Galih menambahkan bahwa kerja sama ini juga menjadi ancaman besar bagi lingkungan dan kesehatan masyarakat Garut. Dengan kapasitas TPA Pasirbajing yang sudah kritis dan minimnya teknologi pengelolaan sampah modern, pembuangan tambahan 200 ton sampah per hari akan mempercepat kerusakan ekosistem di sekitar lokasi.
“Tanpa fasilitas seperti waste to energy atau anaerobic digestion, sampah akan terus menumpuk, menghasilkan leachate (lindi) yang mencemari tanah dan air tanah, serta gas metana yang mencemari udara,” tandas Galih.
Pencemaran itu, lanjutnya, tidak hanya memengaruhi lingkungan, tetapi juga meningkatkan risiko gangguan kesehatan masyarakat, seperti penyakit pernapasan, infeksi kulit, dan penyakit serius lainnya akibat paparan zat kimia berbahaya.
Keputusan ini juga menodai citra Garut sebagai kota wisata. Dengan keindahan alam, potensi budaya, dan kekayaan tradisi, Garut telah lama menjadi tujuan wisata favorit.
“Namun, keberadaan TPA yang dipenuhi sampah dari daerah lain akan menghancurkan citra tersebut,” kata Galih.
Galih juga menilai bahwa kompensasi yang ditawarkan oleh Kota Bandung tidak sebanding dengan dampak besar yang akan ditanggung oleh masyarakat Garut. Retribusi Rp75.000 per ton dan fasilitas perbaikan akses jalan serta PJU adalah penghinaan terhadap harga diri Garut.
“Apakah daerah yang memiliki potensi besar di sektor pariwisata dan ekonomi ini harus menjual martabatnya dengan harga serendah itu? Keputusan ini memperlihatkan lemahnya visi pemerintah daerah dalam melihat dampak jangka panjang, serta cenderung menunjukkan ketergantungan pada solusi jangka pendek yang merugikan,” tanya Galih.
Solusi Teknologi dan Pembangunan Berkelanjutan
Galih menekankan bahwa teknologi seperti waste to energy dapat menjadi solusi yang tidak hanya mengurangi volume sampah, tetapi juga menghasilkan energi listrik.
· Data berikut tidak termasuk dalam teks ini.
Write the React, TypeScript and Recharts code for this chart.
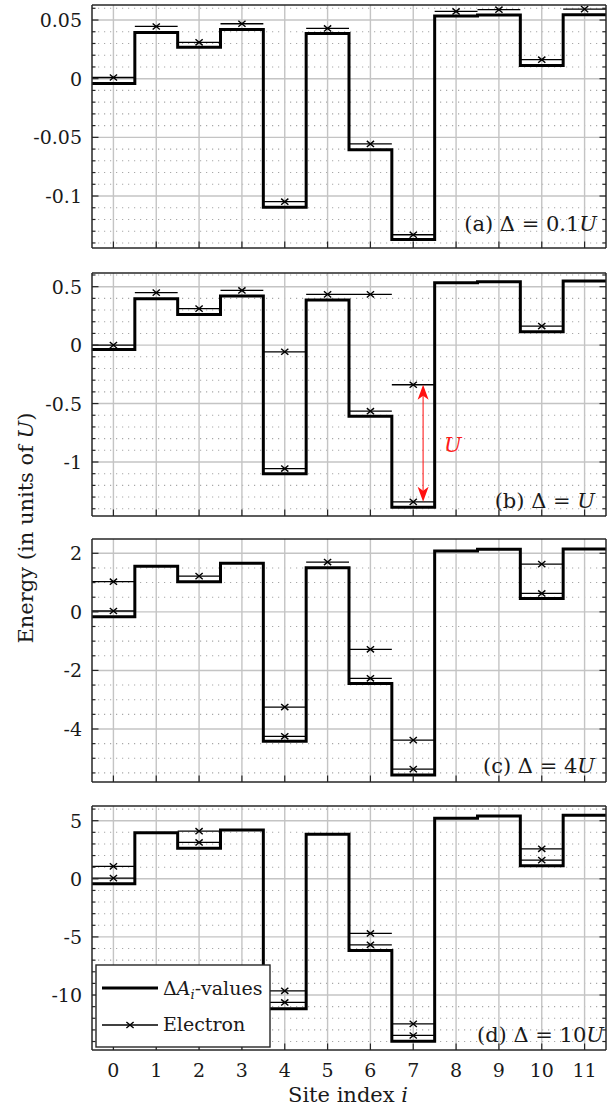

Sistem anaerobic digestion dapat mengolah limbah organik menjadi biogas dan pupuk, sementara material recovery facility (MRF) memungkinkan pemisahan sampah untuk didaur ulang.
“Investasi pada teknologi ini tidak hanya akan menyelesaikan masalah sampah, tetapi juga menciptakan pendapatan baru dan lapangan kerja bagi masyarakat Garut,” jelasnya.
Ajakan untuk Menolak Kebijakan yang Merugikan
Galih berpendapat bahwa jika kesepakatan ini terus berlanjut, Garut tidak hanya akan kehilangan citra positifnya, tetapi juga menyeret masyarakatnya dalam krisis lingkungan dan kesehatan yang berkepanjangan.
“Pemerintah Kabupaten Garut harus membatalkan kerja sama itu, melakukan evaluasi mendalam, dan fokus pada pembangunan sistem pengelolaan sampah modern yang mampu mengatasi masalah tanpa mengorbankan lingkungan dan masyarakat,” harap Galih.
“Sebagai masyarakat Garut, kita tidak boleh diam. Ini bukan sekadar masalah teknis atau administratif, tetapi soal masa depan, harga diri, dan martabat kita sebagai daerah yang memiliki potensi besar. Kita harus menolak kebijakan yang ceroboh dan memaksakan solusi jangka pendek yang merugikan,” katanya.
Galih menekankan bahwa Garut harus bangkit sebagai daerah yang mandiri, berdaya, dan berkelanjutan, bukan sekadar tempat pembuangan sampah bagi daerah lain.
“Mari jaga Garut tetap menjadi kota wisata yang membanggakan, bukan kota sampah yang memalukan,” tegasnya.